Furthermore, community-acquired CDI is however not associated with severity as is in the hospital-acquired CDI [13, 14]. Recently, results from the multicenter phase II trials demonstrated that vancomycin was more effective than metronidazole for achieving symptomatic cure for CDI and also to prevent the recurrence [28, 29]; thus, for initial non-fulminant CDI, vancomycin or fidaxomicin are now recommended as the first line treatment [18]. In our study also, we found the recurrence of CDI in 33 (37.1%) of the patients who were treated with the first line of treatment.

5. Study Limitations

(1)The sample population in this study was from a single center in Jeddah, and hence, the results do not necessarily reflect that of the general population(2)The study with its retrospective nature has an inherent inability to determine if there are regional variations in the incidence and prevalence of the disease

6. Conclusion

In our sentinel study, we found that adults are more prone to CDI infections within hospital settings. The highest incidence of CDI was seen among adults. In addition, most of the CDI infections occurred in the immunocompromised individuals. Among CDI-positive patients, cancer was found to be the most common cause for the immuocompromise. Further studies are warranted to analyze the association of various risk factors with the complications of CDI.

Abbreviations

BMI:Basal metabolic index
CD:Clostridium difficile
CD:Crohn’s disease
CDAD:Clostridium difficile-associated diarrhea
CDI:Clostridium difficile infection
DM:Diabetes mellitus
GI:Gastrointestinal
H2RAs:Histamine H2-receptor antagonists
IBD:Inflammatory bowel disease
KAIMRC:King Abdullah International Medical Research Center
KSAU-HS:King Saud Bin Abdulaziz University for Health Sciences
PPI:Proton pump inhibitors
TCCA:Taurocholate cycloserine cefoxitin agar
UC:Ulcerative colitis.

Data Availability

The data used to support the findings of the study are available from the corresponding author upon request.

Ethical Approval

This study was approved by the Institutional Review Board of King Abdullah International Medical Research Center (KAIMRC), a research wing of KSAU-HS, Jeddah (Reference no.

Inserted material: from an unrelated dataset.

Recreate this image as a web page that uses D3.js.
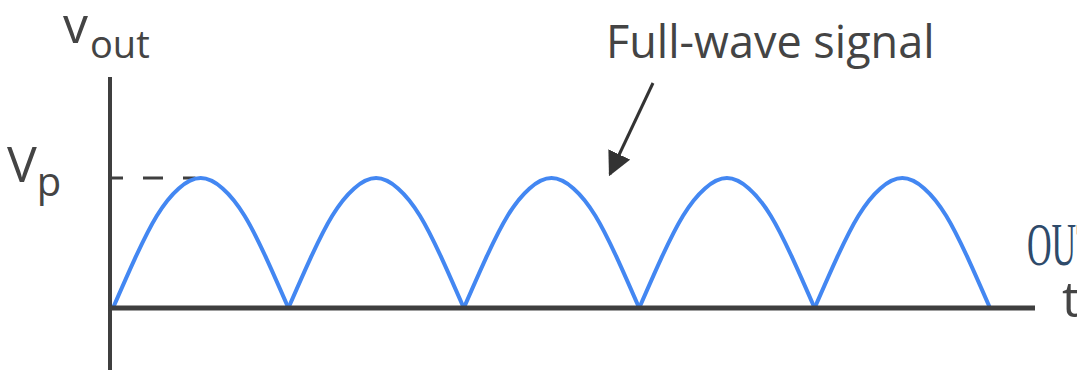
<!DOCTYPE html>
<html>
<head>
<meta charset="utf-8">
<script src="https://cdn.jsdelivr.net/npm/d3@7"></script>
<style>
  html, body { margin: 0; padding: 0; background: #fff; }
  svg { display: block; }
  text { font-family: "Open Sans", "Noto Sans", sans-serif; fill: #444; }
</style>
</head>
<body>
<div id="wave"></div>
<script>
// time in half-periods (zeros at each integer)
var times = [0, 0.125, 0.25, 0.375, 0.5, 0.625, 0.75, 0.875,
             1, 1.125, 1.25, 1.375, 1.5, 1.625, 1.75, 1.875,
             2, 2.125, 2.25, 2.375, 2.5, 2.625, 2.75, 2.875,
             3, 3.125, 3.25, 3.375, 3.5, 3.625, 3.75, 3.875,
             4, 4.125, 4.25, 4.375, 4.5, 4.625, 4.75, 4.875, 5];
// output voltage as a fraction of Vp
var vout = [0, 0.38, 0.71, 0.92, 1, 0.92, 0.71, 0.38,
            0, 0.38, 0.71, 0.92, 1, 0.92, 0.71, 0.38,
            0, 0.38, 0.71, 0.92, 1, 0.92, 0.71, 0.38,
            0, 0.38, 0.71, 0.92, 1, 0.92, 0.71, 0.38,
            0, 0.38, 0.71, 0.92, 1, 0.92, 0.71, 0.38, 0];
var yTicks = [1];
var yTickLabels = ["V", "p"];
var yTitle = ["v", "out"];
var xTitle = "t";
var callout = "Full-wave signal";

var svg = d3.select("#wave")
    .append("svg")
    .attr("width", 1077)
    .attr("height", 370);

var x = d3.scaleLinear().domain([0, 5]).range([113, 990]);
var y = d3.scaleLinear().domain([0, 1]).range([308, 178]);

var axisColor = "#3f3f3f";

// split the series into arches at each interior zero so the cusps stay sharp
var points = times.map(function(t, i) { return {t: t, v: vout[i]}; });
var arches = [];
var cur = [];
points.forEach(function(p, i) {
  cur.push(p);
  if (p.v === 0 && i > 0) { arches.push(cur); cur = [p]; }
});

var line = d3.line()
    .x(function(d) { return x(d.t); })
    .y(function(d) { return y(d.v); })
    .curve(d3.curveNatural);

// dashed reference line at Vp
svg.append("line")
    .attr("x1", 110)
    .attr("x2", x(0.47))
    .attr("y1", y(yTicks[0]))
    .attr("y2", y(yTicks[0]))
    .attr("stroke", axisColor)
    .attr("stroke-width", 3)
    .attr("stroke-dasharray", "13 20 20 20");

svg.selectAll(".arch")
    .data(arches)
  .enter().append("path")
    .attr("class", "arch")
    .attr("d", line)
    .attr("fill", "none")
    .attr("stroke", "#4387f2")
    .attr("stroke-width", 4)
    .attr("stroke-linejoin", "round");

// axes
svg.append("line")
    .attr("x1", 110).attr("x2", 110)
    .attr("y1", 77).attr("y2", 370)
    .attr("stroke", axisColor)
    .attr("stroke-width", 4);

svg.append("line")
    .attr("x1", 108).attr("x2", 1035)
    .attr("y1", y(0)).attr("y2", y(0))
    .attr("stroke", axisColor)
    .attr("stroke-width", 5);

// axis labels
var vp = svg.append("text")
    .attr("x", 7)
    .attr("y", 182)
    .style("font-size", "50px");
vp.append("tspan").text(yTickLabels[0]);
vp.append("tspan").attr("dy", 14).style("font-size", "40px").text(yTickLabels[1]);

var vo = svg.append("text")
    .attr("x", 63)
    .attr("y", 43)
    .style("font-size", "50px");
vo.append("tspan").text(yTitle[0]);
vo.append("tspan").attr("dy", 15).attr("dx", 2).style("font-size", "38px").text(yTitle[1]);

svg.append("text")
    .attr("x", 1062)
    .attr("y", 317)
    .style("font-size", "50px")
    .text(xTitle);

// callout
svg.append("defs").append("marker")
    .attr("id", "head")
    .attr("viewBox", "0 0 10 10")
    .attr("refX", 9)
    .attr("refY", 5)
    .attr("markerWidth", 8)
    .attr("markerHeight", 8)
    .attr("markerUnits", "strokeWidth")
    .attr("orient", "auto")
  .append("path")
    .attr("d", "M0,0L10,5L0,10z")
    .attr("fill", "#333");

svg.append("line")
    .attr("x1", 653).attr("y1", 83)
    .attr("x2", 610).attr("y2", 174)
    .attr("stroke", "#333")
    .attr("stroke-width", 3)
    .attr("marker-end", "url(#head)");

svg.append("text")
    .attr("x", 606)
    .attr("y", 58)
    .style("font-size", "45px")
    .text(callout);

// overlapping heading cut off by the right edge (condensed serif)
svg.append("text")
    .attr("transform", "translate(1027,265) scale(0.55,1)")
    .style("font-family", "'Liberation Serif', serif")
    .style("font-size", "62px")
    .style("fill", "#2e4a6a")
    .text("OUTPUT");
</script>
</body>
</html>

SP21J/430/10; Date: 01/11/2021).

Conflicts of Interest

The authors declare that they have no conflicts of interest regarding the publication of this paper or the data thereof.

Authors’ Contributions

GAS conceptualized the project and designed the study data chart. SSA conceptualized the project, edited the study data chart in its final form, analyzed the collected data, and wrote the manuscript. AHA, FGA, ASA, ASA, MAM, and MA collected the data and edited the manuscript.

Acknowledgments

Dr. MAM extends his appreciation to the Deanship of Scientific Research, King Khalid University, Abha, Saudi Arabia, for support in funding this work under Grant no. RGP.1/304/44. The authors would like to express their deep gratitude towards all participants of the study.